### Data extract
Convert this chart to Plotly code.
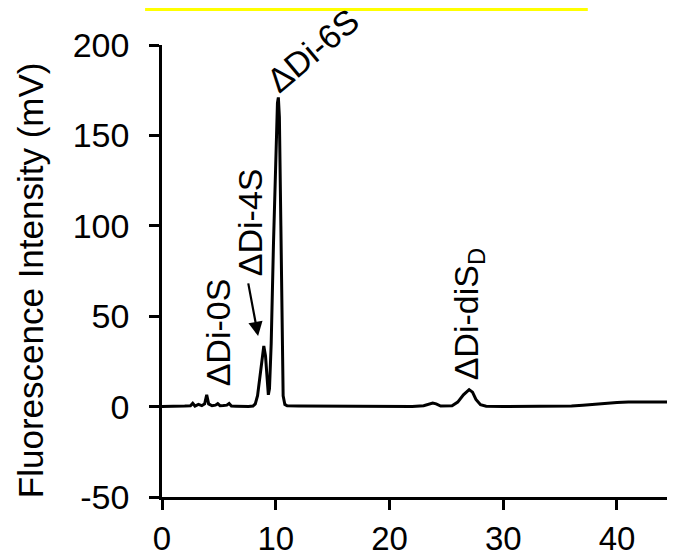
import plotly.graph_objects as go

# Retention time (min) and fluorescence intensity (mV)
time_min = [0, 1.0, 2.0, 2.5, 2.7, 2.9, 3.2, 3.5, 3.75, 3.93, 4.1, 4.4, 4.7, 4.9, 5.1,
            5.4, 5.7, 5.9, 6.1, 6.5, 7.0, 7.6, 8.0, 8.2, 8.4, 8.6, 8.8, 8.95, 9.1,
            9.25, 9.35, 9.45, 9.6, 9.8, 10.0, 10.15, 10.23, 10.32, 10.45, 10.55,
            10.65, 10.8, 11.0, 12, 14, 16, 18, 20, 22, 23.0, 23.5, 23.8, 24.1, 24.5,
            25.5, 26.0, 26.5, 27.0, 27.3, 27.6, 28.0, 28.5, 30, 32, 34, 35, 36, 37,
            38, 39, 40, 41, 42, 43, 44, 45.1]
intensity_mv = [0, 0, 0.3, 0.5, 1.8, 0.3, 1.2, 0.5, 1.5, 6.5, 1.5, 0.5, 0.8, 1.6, 0.5,
                0.6, 0.8, 1.7, 0.3, 0.2, 0, 0, 0.3, 1.5, 6, 16, 28, 33.5, 28,
                14, 6.5, 10, 35, 90, 145, 168, 171, 160, 100, 35,
                6, 1.2, 0.5, 0.4, 0.3, 0.2, 0, 0, 0.1, 0.5, 1.6, 2.0, 1.5, 0.3,
                0.5, 2.5, 6.5, 9.4, 8, 4, 1, 0.2, 0, 0, 0, 0.1, 0.3, 0.7,
                1.3, 1.8, 2.2, 2.5, 2.6, 2.6, 2.6, 2.5]

x_ticks = [0, 10, 20, 30, 40]
x_tick_labels = ["0", "10", "20", "30", "40"]
y_ticks = [-50, 0, 50, 100, 150, 200]
y_tick_labels = ["-50", "0", "50", "100", "150", "200"]

peak_labels = ["ΔDi-0S", "ΔDi-4S", "ΔDi-6S", "ΔDi-diS<sub>D</sub>"]
label_x = [5.0, 7.74, 13.3, 26.9]
label_y = [41, 102, 197, 51]
label_angle = [-90, -90, -40, -90]

y_title = "Fluorescence Intensity (mV)"

FONT = "Liberation Sans, Arial, sans-serif"

fig = go.Figure()
fig.add_trace(go.Scatter(x=time_min, y=intensity_mv, mode="lines",
                         line=dict(color="black", width=3), showlegend=False,
                         hoverinfo="skip"))

for txt, lx, ly, ang in zip(peak_labels, label_x, label_y, label_angle):
    fig.add_annotation(x=lx, y=ly, xref="x", yref="y", text=txt, showarrow=False,
                       textangle=ang, font=dict(family=FONT, size=34, color="black"),
                       xanchor="center", yanchor="middle")

# arrow pointing to the ΔDi-4S peak
fig.add_annotation(x=8.45, y=39, xref="x", yref="y", ax=7.56, ay=69,
                   axref="x", ayref="y", text="", showarrow=True,
                   arrowhead=2, arrowsize=1.3, arrowwidth=2.2, arrowcolor="black")

# y-axis title placed as rotated text
fig.add_annotation(x=-0.257, y=0.48, xref="paper", yref="paper", text=y_title,
                   showarrow=False, textangle=-90, xanchor="center", yanchor="middle",
                   font=dict(family=FONT, size=35, color="black"))

# yellow highlight bar at the top
fig.add_shape(type="rect", xref="paper", yref="paper",
              x0=-0.033, x1=0.83, y0=1.075, y1=1.09,
              fillcolor="#ffff00", line=dict(width=0), layer="above")

fig.update_layout(
    width=667, height=551,
    margin=dict(l=154, r=0, t=37, b=62),
    plot_bgcolor="white", paper_bgcolor="white",
    font=dict(family=FONT, size=34, color="black"),
    xaxis=dict(range=[0, 45.1], tickvals=x_ticks, ticktext=x_tick_labels,
               ticks="outside", ticklen=10,
               tickwidth=2.5, tickcolor="black", showline=True, linewidth=2.5,
               linecolor="black", showgrid=False, zeroline=False,
               ticklabelstandoff=1, automargin=False,
               tickfont=dict(family=FONT, size=33, color="black")),
    yaxis=dict(range=[-50, 200], tickvals=y_ticks, ticktext=y_tick_labels,
               ticks="outside", ticklen=10,
               tickwidth=2.5, tickcolor="black", showline=True, linewidth=2.5,
               linecolor="black", showgrid=False, zeroline=False,
               ticklabelstandoff=13, automargin=False,
               tickfont=dict(family=FONT, size=34, color="black")),
)

fig.write_html("out.html")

### Exercise
Output the material word for word, omitting its pictures.

### Solution to this problem
Convert this chart to Plotly code.
import plotly.graph_objects as go

# Retention time (min) and fluorescence intensity (mV)
time_min = [0, 1.0, 2.0, 2.5, 2.7, 2.9, 3.2, 3.5, 3.75, 3.93, 4.1, 4.4, 4.7, 4.9, 5.1,
            5.4, 5.7, 5.9, 6.1, 6.5, 7.0, 7.6, 8.0, 8.2, 8.4, 8.6, 8.8, 8.95, 9.1,
            9.25, 9.35, 9.45, 9.6, 9.8, 10.0, 10.15, 10.23, 10.32, 10.45, 10.55,
            10.65, 10.8, 11.0, 12, 14, 16, 18, 20, 22, 23.0, 23.5, 23.8, 24.1, 24.5,
            25.5, 26.0, 26.5, 27.0, 27.3, 27.6, 28.0, 28.5, 30, 32, 34, 35, 36, 37,
            38, 39, 40, 41, 42, 43, 44, 45.1]
intensity_mv = [0, 0, 0.3, 0.5, 1.8, 0.3, 1.2, 0.5, 1.5, 6.5, 1.5, 0.5, 0.8, 1.6, 0.5,
                0.6, 0.8, 1.7, 0.3, 0.2, 0, 0, 0.3, 1.5, 6, 16, 28, 33.5, 28,
                14, 6.5, 10, 35, 90, 145, 168, 171, 160, 100, 35,
                6, 1.2, 0.5, 0.4, 0.3, 0.2, 0, 0, 0.1, 0.5, 1.6, 2.0, 1.5, 0.3,
                0.5, 2.5, 6.5, 9.4, 8, 4, 1, 0.2, 0, 0, 0, 0.1, 0.3, 0.7,
                1.3, 1.8, 2.2, 2.5, 2.6, 2.6, 2.6, 2.5]

x_ticks = [0, 10, 20, 30, 40]
x_tick_labels = ["0", "10", "20", "30", "40"]
y_ticks = [-50, 0, 50, 100, 150, 200]
y_tick_labels = ["-50", "0", "50", "100", "150", "200"]

peak_labels = ["ΔDi-0S", "ΔDi-4S", "ΔDi-6S", "ΔDi-diS<sub>D</sub>"]
label_x = [5.0, 7.74, 13.3, 26.9]
label_y = [41, 102, 197, 51]
label_angle = [-90, -90, -40, -90]

y_title = "Fluorescence Intensity (mV)"

FONT = "Liberation Sans, Arial, sans-serif"

fig = go.Figure()
fig.add_trace(go.Scatter(x=time_min, y=intensity_mv, mode="lines",
                         line=dict(color="black", width=3), showlegend=False,
                         hoverinfo="skip"))

for txt, lx, ly, ang in zip(peak_labels, label_x, label_y, label_angle):
    fig.add_annotation(x=lx, y=ly, xref="x", yref="y", text=txt, showarrow=False,
                       textangle=ang, font=dict(family=FONT, size=34, color="black"),
                       xanchor="center", yanchor="middle")

# arrow pointing to the ΔDi-4S peak
fig.add_annotation(x=8.45, y=39, xref="x", yref="y", ax=7.56, ay=69,
                   axref="x", ayref="y", text="", showarrow=True,
                   arrowhead=2, arrowsize=1.3, arrowwidth=2.2, arrowcolor="black")

# y-axis title placed as rotated text
fig.add_annotation(x=-0.257, y=0.48, xref="paper", yref="paper", text=y_title,
                   showarrow=False, textangle=-90, xanchor="center", yanchor="middle",
                   font=dict(family=FONT, size=35, color="black"))

# yellow highlight bar at the top
fig.add_shape(type="rect", xref="paper", yref="paper",
              x0=-0.033, x1=0.83, y0=1.075, y1=1.09,
              fillcolor="#ffff00", line=dict(width=0), layer="above")

fig.update_layout(
    width=667, height=551,
    margin=dict(l=154, r=0, t=37, b=62),
    plot_bgcolor="white", paper_bgcolor="white",
    font=dict(family=FONT, size=34, color="black"),
    xaxis=dict(range=[0, 45.1], tickvals=x_ticks, ticktext=x_tick_labels,
               ticks="outside", ticklen=10,
               tickwidth=2.5, tickcolor="black", showline=True, linewidth=2.5,
               linecolor="black", showgrid=False, zeroline=False,
               ticklabelstandoff=1, automargin=False,
               tickfont=dict(family=FONT, size=33, color="black")),
    yaxis=dict(range=[-50, 200], tickvals=y_ticks, ticktext=y_tick_labels,
               ticks="outside", ticklen=10,
               tickwidth=2.5, tickcolor="black", showline=True, linewidth=2.5,
               linecolor="black", showgrid=False, zeroline=False,
               ticklabelstandoff=13, automargin=False,
               tickfont=dict(family=FONT, size=34, color="black")),
)

fig.write_html("out.html")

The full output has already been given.